Scrooge’s redemption makes for a funny and seasonal Dickens show
Already a popular local tradition, A Penny Pincher’s Christmas Carol is back again. Bernard McGinley gets festive and forgets about Bah Humbug!
The change of heart of Ebenezer Scrooge has been acted by many: Albert Finney, Alastair Sim, Bill Murray, Ernest Borgnine, Orson Welles, Patrick Stewart and Jim Carrey among them. Since 2016, the transformation of Scrooge has been done locally, in a show performed with great aplomb by John Knowles and Kate Tym, writers, actors and directors of the It’s Not Us theatre company.
At the Albion pub in George Street, Old Town, they last week again put on their modern version of Charles Dickens’ classic tale, complete with local references (such as the Pier and Ore Village, and the Scroogelike views of new MP Sally-Ann Hart on paying the lowly).
With some highly skilled performances (John Knowles makes an excellent and droll curmudgeon), and deft use of props, music and audience participation, the development and transformation of Scrooge is shown. Kate Tym plays all his many foils (and herself) with impressive physical and vocal dexterity. The ghosts of Jacob Marley (Scrooge’s unhappy business partner) and of various Christmases are there — but so too is Greta Thunberg, with some modern insights. Even Kermit the Frog makes an appearance.
Work ethic
As a boy, Dickens worked long hours in a rat-infested blacking factory, pasting labels on pots of boot blacking. His interest in social reform thereafter was intense. The new Poor Law of 1834 (pioneered by Edwin Chadwick) stigmatised the poor and devised the ‘indoor relief’ that was the Workhouse. A Christmas Carol (1843) was one response, touching lightly on the grinding struggle of the Cratchit family (including Tiny Tim, ‘a cripple’).

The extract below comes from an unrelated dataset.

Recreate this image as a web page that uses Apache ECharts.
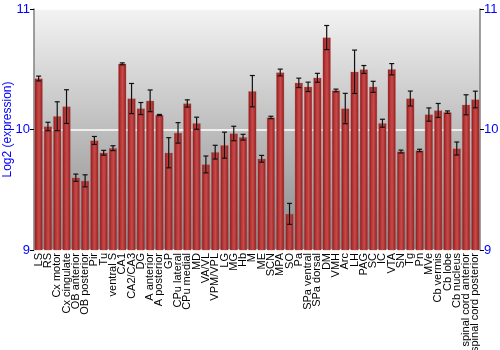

Scrooge’s belief in prisons and workhouses as institutions to take care of the undeserving is undermined by the sick children he is shown, clearly in need of some care and basic decency. Though the Ghost of Christmas Yet to Come indicates that Tiny Tim is destined to die young, Scrooge acts to change the future.
(Local note: when St Leonards held its great Public Health Congress in 1889, one of the distinguished participants was the same Sir Edwin Chadwick, who gave a paper on ‘Death Rates and the Census’. Sometimes the past isn’t past.)
A chance to see
The show – funny, imaginative and engaging – lasts about an hour and 10 minutes, with no interval. The pre-Christmas performance at the White Rock Hotel has sold out. Other pending performances are these:
White Rock Hotel (downstairs, 1-10 White Rock, Hastings TN34 1JU):
Friday 27 December 7:30pm
Saturday 28 December 1:30pm
Saturday 28 December 7:30pm
Robertsbridge Village Hall (11-23 Station Road, Robertsbridge TN32 5DA):
Sunday 29 December 5 pm
Tickets for White Rock Hotel are available from Brown Paper Tickets:
Adult £13
Concession £10
Carer £5
Family ticket £36 (2 adults & 2 kids, or 1 adult & 3 kids)
For modern Scrooges, the tickets are cheaper in Robertsbridge, from Robertsbridge Arts Partnership.
It was Bob Marley – not Jacob – who popularised the concept of the Redemption Song. A Penny Pincher’s Christmas Carol qualifies as that too. Happy Christmas.